Creativity is the ability to make new things and ideas using anything that is already available. In the real world, all human creations are ultimately configurations, as we don't have the ability to invent truly new physical constructs out of thin air. For example, although we typically think of the light bulb as an invention, it is really just a particular configuration of different, existing elements. 

However, we typically don't reduce inventions to configurations. No one would say that an original novel is a configuration and not a creation because it only "configured" the existing words in the English language into a particular order.

In a similar sense, we wouldn't call unique configurations creations simply because they hadn't been arranged in that way before. No one who shuffles a deck of cards claims to have invented a new arrangement of the cards in a deck, as that would be absurd. We simply categorize the shuffled deck as "random", and leave it at that.

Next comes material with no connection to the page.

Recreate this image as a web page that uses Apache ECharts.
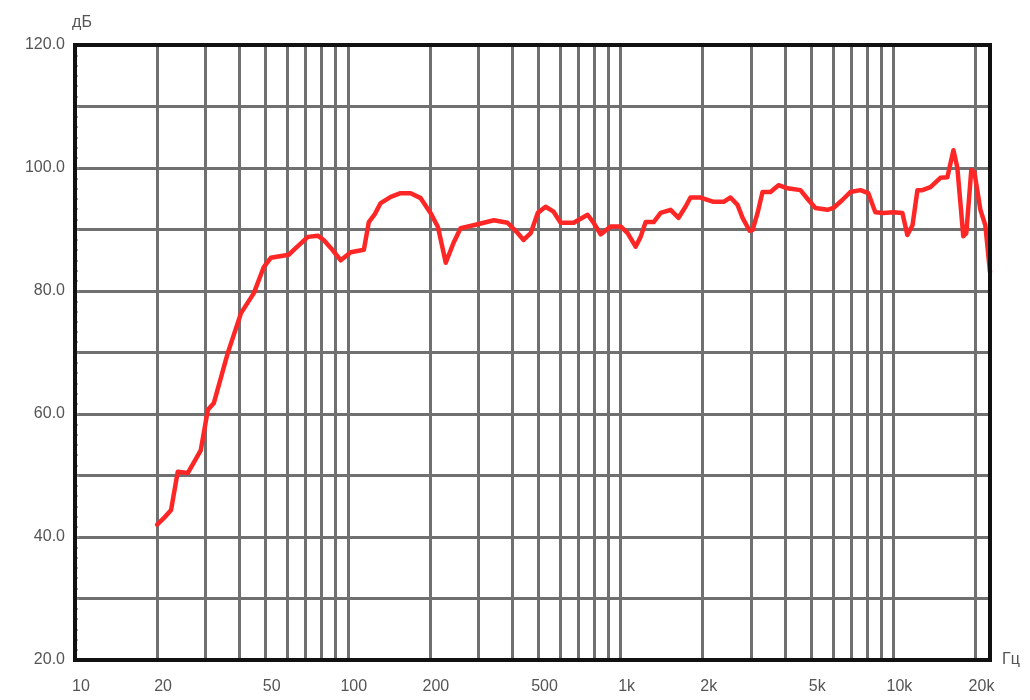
<!DOCTYPE html>
<html>
<head>
<meta charset="utf-8">
<script src="https://cdn.jsdelivr.net/npm/echarts@6/dist/echarts.min.js"></script>
<style>
html,body{margin:0;padding:0;background:#fff;}
#chart{width:1030px;height:700px;}
</style>
</head>
<body>
<div id="chart"></div>
<script>
// Frequency (Hz) and level (dB)
const freqs = [20, 21.2, 22.5, 23.8, 25.9, 28.9, 30.7, 32.3, 36.3, 40.6, 45.3, 49.2, 52.2, 60.8, 63.4, 71.4, 77.6, 81.6, 86.6, 94.2,
  102.5, 114.5, 119.4, 125.6, 132, 143.7, 156, 170, 185, 201, 214, 228.6, 244, 259, 289, 343, 385, 420, 441, 468,
  497, 531, 568, 603, 673, 757, 796, 845, 919, 1000, 1061, 1135, 1184, 1235, 1322, 1402, 1525, 1631, 1729, 1804,
  1963, 2191, 2384, 2528, 2683, 2800, 2970, 3046, 3178, 3313, 3543, 3793, 4092, 4563, 4882, 5180, 5730, 6026, 6500, 6955,
  7566, 8093, 8586, 9184, 10000, 10790, 11250, 11750, 12250, 12770, 13670, 14870, 15770, 16600, 17150, 18040, 18500, 19300, 19820, 20840,
  21730, 22600];
const levels = [42.0, 43.1, 44.4, 50.6, 50.4, 54.1, 60.7, 61.8, 69.9, 76.4, 79.7, 83.9, 85.4, 85.9, 86.7, 88.8, 89.0, 88.3, 87.0, 85.0,
  86.3, 86.7, 91.2, 92.5, 94.3, 95.3, 95.9, 95.9, 95.1, 92.7, 90.4, 84.6, 87.8, 90.2, 90.7, 91.5, 91.1, 89.4, 88.3, 89.4,
  92.7, 93.7, 92.9, 91.1, 91.1, 92.4, 91.1, 89.2, 90.5, 90.5, 89.4, 87.2, 88.8, 91.2, 91.2, 92.7, 93.2, 91.9, 93.7, 95.2,
  95.2, 94.5, 94.5, 95.2, 94.0, 91.9, 89.8, 89.9, 92.7, 96.1, 96.1, 97.2, 96.7, 96.4, 94.8, 93.5, 93.2, 93.5, 94.8, 96.1,
  96.4, 95.9, 92.8, 92.7, 92.8, 92.7, 89.1, 90.7, 96.4, 96.4, 96.9, 98.4, 98.5, 102.9, 100.1, 88.9, 89.4, 99.7, 99.3, 93.2,
  90.7, 83.1];
// Grid frequencies and tick labels
const gridFreqs = [10, 20, 30, 40, 50, 60, 70, 80, 90, 100, 200, 300, 400, 500, 600, 700, 800, 900, 1000,
  2000, 3000, 4000, 5000, 6000, 7000, 8000, 9000, 10000, 20000];
const labelFreqs = [10, 20, 50, 100, 200, 500, 1000, 2000, 5000, 10000, 20000];
const labelTexts = ['10', '20', '50', '100', '200', '500', '1k', '2k', '5k', '10k', '20k'];

const seriesData = freqs.map((f, i) => [f, levels[i]]);

const chart = echarts.init(document.getElementById('chart'));
chart.setOption({
  animation: false,
  backgroundColor: '#fff',
  grid: {
    left: 75, right: 40, top: 45, bottom: 40,
    show: true, borderColor: '#111', borderWidth: 4, backgroundColor: 'transparent', z: 5
  },
  xAxis: {
    type: 'log',
    logBase: 10,
    min: 10,
    max: 22600,
    name: 'Гц',
    nameLocation: 'end',
    nameGap: 12,
    nameTextStyle: { color: '#555', fontSize: 16, fontFamily: 'Liberation Sans, Arial, sans-serif', padding: [0, 0, 6, 0] },
    axisLine: { show: false },
    axisTick: { show: false, customValues: gridFreqs },
    axisLabel: {
      customValues: labelFreqs,
      margin: 19,
      color: '#555',
      fontSize: 16,
      fontFamily: 'Liberation Sans, Arial, sans-serif',
      padding: [0, 0, 0, 12],
      formatter: function (v) {
        const idx = labelFreqs.findIndex(f => Math.abs(f - v) / f < 1e-6);
        return idx >= 0 ? labelTexts[idx] : '';
      }
    },
    splitLine: { show: true, lineStyle: { color: '#707070', width: 3 } },
    minorTick: { show: false },
    minorSplitLine: { show: false }
  },
  yAxis: {
    type: 'value',
    min: 20,
    max: 120,
    interval: 10,
    name: 'дБ',
    nameLocation: 'end',
    nameGap: 14,
    nameTextStyle: { color: '#555', fontSize: 16, fontFamily: 'Liberation Sans, Arial, sans-serif', padding: [0, 0, 0, 14] },
    axisLine: { show: false },
    axisTick: { show: true, inside: true, length: 4, lineStyle: { color: '#888', width: 2 } },
    minorTick: { show: true, splitNumber: 6, length: 3, lineStyle: { color: '#888', width: 1.5 } },
    axisLabel: {
      margin: 10,
      color: '#555',
      fontSize: 16,
      fontFamily: 'Liberation Sans, Arial, sans-serif',
      formatter: function (v) { return (Math.round(v) % 20 === 0) ? v.toFixed(1) : ''; }
    },
    splitLine: { show: true, lineStyle: { color: '#707070', width: 3 } }
  },
  series: [{
    type: 'line',
    data: seriesData,
    showSymbol: false,
    symbol: 'none',
    smooth: false,
    z: 3,
    lineStyle: { color: '#ff2626', width: 4.5, join: 'round', cap: 'round' }
  }]
});
</script>
</body>
</html>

Categorization is why we are able to identify human creations. We are able to acknowledge that some configurations have not been previously identified, and that they are useful as a new category, or element. They are filed away into our catalog of discovered things, and as opposed to discoveries of islands and animals, the thing did not exist until it was discovered.


Returning to the example of the shuffled deck of cards, consider why it is not a new creation. Technically, every time a person sufficiently shuffles a deck of cards, he has created a new arrangement of cards that has in all likelihood never before existed.

But the reason the shuffled deck of cards is not a creation is because it represents chaos. Chaos is the complete lack of order. Shuffled cards lack a predictable or usable order. Static on a screen is the same as nothing, in that without order nothing can be obtained from it. Once a deck has been shuffled, we can only assume it is like every other shuffled deck, and we have a name for that - random.